COOKSEY: You know, can you come with another example because really Poland is a rather homogeneous group with one religion and they have done very well there, but the Polish people had a lot more structure than anyone in the Balkans it seems.
WEDEL: Well, that's what it may look like from the outside. But in fact there were many groups that were competing on the ground for resources and when you come in with a foreign aid, a lot of foreign aid money, quickly you find that you have a lot of competitors if you're a local group that's operating on the ground. And I think in that respect the Balkans will be very similar. The animosities may be longer lasting.
COOKSEY: From an economic standpoint. From the fact that they are all looking for this aid, this economic aid. And you think you can overcome their ethnic, religious, racial diversity then?

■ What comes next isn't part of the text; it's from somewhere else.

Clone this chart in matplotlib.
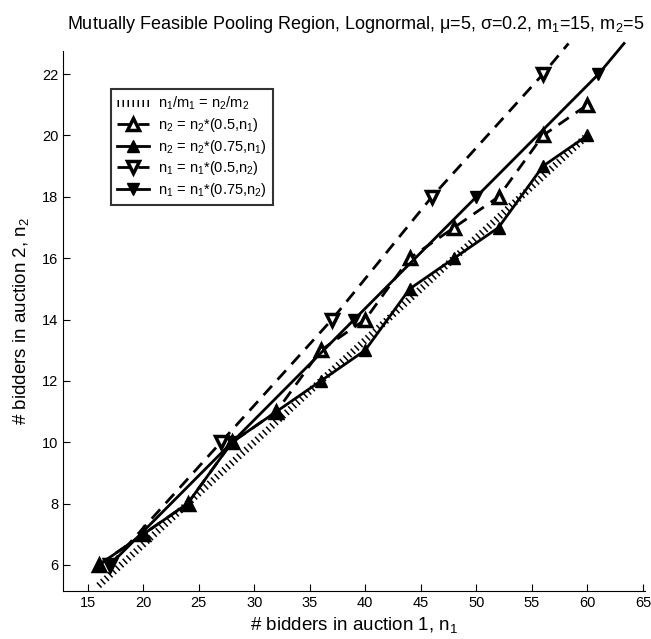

WEDEL: Well, to overcome it is one thing. I think that it is very important to really emphasis local administration and legal structures and really to help to build those infrastructures. Without those infrastructures in place, there is probably not much hope...
WEDEL: .... of overcoming those animosities. But the only choice we have is to work with those -- to help develop those infrastructures. That's the only choice we have. If we come in and say we're going to support this group or another, we are at the outset doomed to failure.